▶ **Stored data**:

## START

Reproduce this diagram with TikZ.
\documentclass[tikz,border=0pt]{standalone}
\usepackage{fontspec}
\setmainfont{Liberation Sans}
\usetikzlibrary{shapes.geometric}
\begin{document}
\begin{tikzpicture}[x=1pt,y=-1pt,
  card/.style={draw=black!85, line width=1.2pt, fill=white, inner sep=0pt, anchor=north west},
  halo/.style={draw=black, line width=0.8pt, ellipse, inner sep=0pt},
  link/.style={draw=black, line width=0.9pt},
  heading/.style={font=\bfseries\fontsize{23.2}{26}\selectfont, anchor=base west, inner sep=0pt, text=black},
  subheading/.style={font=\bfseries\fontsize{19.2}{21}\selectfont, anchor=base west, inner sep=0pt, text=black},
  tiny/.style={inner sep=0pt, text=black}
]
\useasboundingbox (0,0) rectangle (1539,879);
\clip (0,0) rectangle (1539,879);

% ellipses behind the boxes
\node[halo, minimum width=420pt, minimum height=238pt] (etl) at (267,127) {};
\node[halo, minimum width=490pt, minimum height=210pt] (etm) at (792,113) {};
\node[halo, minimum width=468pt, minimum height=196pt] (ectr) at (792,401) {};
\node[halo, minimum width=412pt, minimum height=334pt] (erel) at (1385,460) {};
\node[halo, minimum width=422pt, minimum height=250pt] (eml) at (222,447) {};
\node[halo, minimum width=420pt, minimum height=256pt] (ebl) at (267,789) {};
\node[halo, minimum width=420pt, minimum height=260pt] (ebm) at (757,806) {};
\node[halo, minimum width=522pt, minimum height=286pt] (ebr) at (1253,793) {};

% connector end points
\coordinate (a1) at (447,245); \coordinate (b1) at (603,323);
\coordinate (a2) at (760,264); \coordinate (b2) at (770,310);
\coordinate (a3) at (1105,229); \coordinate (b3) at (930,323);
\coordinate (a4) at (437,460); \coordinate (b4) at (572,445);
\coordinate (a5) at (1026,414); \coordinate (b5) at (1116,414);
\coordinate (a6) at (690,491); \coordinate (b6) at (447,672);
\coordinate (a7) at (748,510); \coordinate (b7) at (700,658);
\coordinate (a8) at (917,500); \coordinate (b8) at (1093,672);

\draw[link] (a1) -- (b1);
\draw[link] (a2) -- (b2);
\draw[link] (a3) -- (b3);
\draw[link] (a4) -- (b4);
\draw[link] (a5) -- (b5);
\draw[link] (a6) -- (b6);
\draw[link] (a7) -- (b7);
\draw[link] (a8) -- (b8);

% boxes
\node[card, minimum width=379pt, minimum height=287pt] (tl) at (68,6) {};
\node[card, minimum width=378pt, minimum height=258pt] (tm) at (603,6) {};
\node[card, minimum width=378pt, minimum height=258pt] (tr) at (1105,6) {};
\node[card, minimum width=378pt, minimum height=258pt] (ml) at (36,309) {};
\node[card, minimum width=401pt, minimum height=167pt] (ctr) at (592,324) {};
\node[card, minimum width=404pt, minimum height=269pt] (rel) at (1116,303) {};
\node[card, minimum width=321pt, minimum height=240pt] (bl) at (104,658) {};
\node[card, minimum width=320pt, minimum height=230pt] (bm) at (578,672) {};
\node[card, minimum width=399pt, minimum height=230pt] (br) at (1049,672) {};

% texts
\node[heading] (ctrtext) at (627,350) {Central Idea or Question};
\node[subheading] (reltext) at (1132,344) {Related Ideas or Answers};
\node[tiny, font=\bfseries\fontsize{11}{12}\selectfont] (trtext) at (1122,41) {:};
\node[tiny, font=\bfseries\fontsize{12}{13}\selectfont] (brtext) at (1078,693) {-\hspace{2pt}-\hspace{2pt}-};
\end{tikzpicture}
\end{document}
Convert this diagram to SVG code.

## END

Return the entries above exactly as they appear.

▶ **Response to this task**:
Reproduce this diagram with TikZ.
\documentclass[tikz,border=0pt]{standalone}
\usepackage{fontspec}
\setmainfont{Liberation Sans}
\usetikzlibrary{shapes.geometric}
\begin{document}
\begin{tikzpicture}[x=1pt,y=-1pt,
  card/.style={draw=black!85, line width=1.2pt, fill=white, inner sep=0pt, anchor=north west},
  halo/.style={draw=black, line width=0.8pt, ellipse, inner sep=0pt},
  link/.style={draw=black, line width=0.9pt},
  heading/.style={font=\bfseries\fontsize{23.2}{26}\selectfont, anchor=base west, inner sep=0pt, text=black},
  subheading/.style={font=\bfseries\fontsize{19.2}{21}\selectfont, anchor=base west, inner sep=0pt, text=black},
  tiny/.style={inner sep=0pt, text=black}
]
\useasboundingbox (0,0) rectangle (1539,879);
\clip (0,0) rectangle (1539,879);

% ellipses behind the boxes
\node[halo, minimum width=420pt, minimum height=238pt] (etl) at (267,127) {};
\node[halo, minimum width=490pt, minimum height=210pt] (etm) at (792,113) {};
\node[halo, minimum width=468pt, minimum height=196pt] (ectr) at (792,401) {};
\node[halo, minimum width=412pt, minimum height=334pt] (erel) at (1385,460) {};
\node[halo, minimum width=422pt, minimum height=250pt] (eml) at (222,447) {};
\node[halo, minimum width=420pt, minimum height=256pt] (ebl) at (267,789) {};
\node[halo, minimum width=420pt, minimum height=260pt] (ebm) at (757,806) {};
\node[halo, minimum width=522pt, minimum height=286pt] (ebr) at (1253,793) {};

% connector end points
\coordinate (a1) at (447,245); \coordinate (b1) at (603,323);
\coordinate (a2) at (760,264); \coordinate (b2) at (770,310);
\coordinate (a3) at (1105,229); \coordinate (b3) at (930,323);
\coordinate (a4) at (437,460); \coordinate (b4) at (572,445);
\coordinate (a5) at (1026,414); \coordinate (b5) at (1116,414);
\coordinate (a6) at (690,491); \coordinate (b6) at (447,672);
\coordinate (a7) at (748,510); \coordinate (b7) at (700,658);
\coordinate (a8) at (917,500); \coordinate (b8) at (1093,672);

\draw[link] (a1) -- (b1);
\draw[link] (a2) -- (b2);
\draw[link] (a3) -- (b3);
\draw[link] (a4) -- (b4);
\draw[link] (a5) -- (b5);
\draw[link] (a6) -- (b6);
\draw[link] (a7) -- (b7);
\draw[link] (a8) -- (b8);

% boxes
\node[card, minimum width=379pt, minimum height=287pt] (tl) at (68,6) {};
\node[card, minimum width=378pt, minimum height=258pt] (tm) at (603,6) {};
\node[card, minimum width=378pt, minimum height=258pt] (tr) at (1105,6) {};
\node[card, minimum width=378pt, minimum height=258pt] (ml) at (36,309) {};
\node[card, minimum width=401pt, minimum height=167pt] (ctr) at (592,324) {};
\node[card, minimum width=404pt, minimum height=269pt] (rel) at (1116,303) {};
\node[card, minimum width=321pt, minimum height=240pt] (bl) at (104,658) {};
\node[card, minimum width=320pt, minimum height=230pt] (bm) at (578,672) {};
\node[card, minimum width=399pt, minimum height=230pt] (br) at (1049,672) {};

% texts
\node[heading] (ctrtext) at (627,350) {Central Idea or Question};
\node[subheading] (reltext) at (1132,344) {Related Ideas or Answers};
\node[tiny, font=\bfseries\fontsize{11}{12}\selectfont] (trtext) at (1122,41) {:};
\node[tiny, font=\bfseries\fontsize{12}{13}\selectfont] (brtext) at (1078,693) {-\hspace{2pt}-\hspace{2pt}-};
\end{tikzpicture}
\end{document}
Convert this diagram to SVG code.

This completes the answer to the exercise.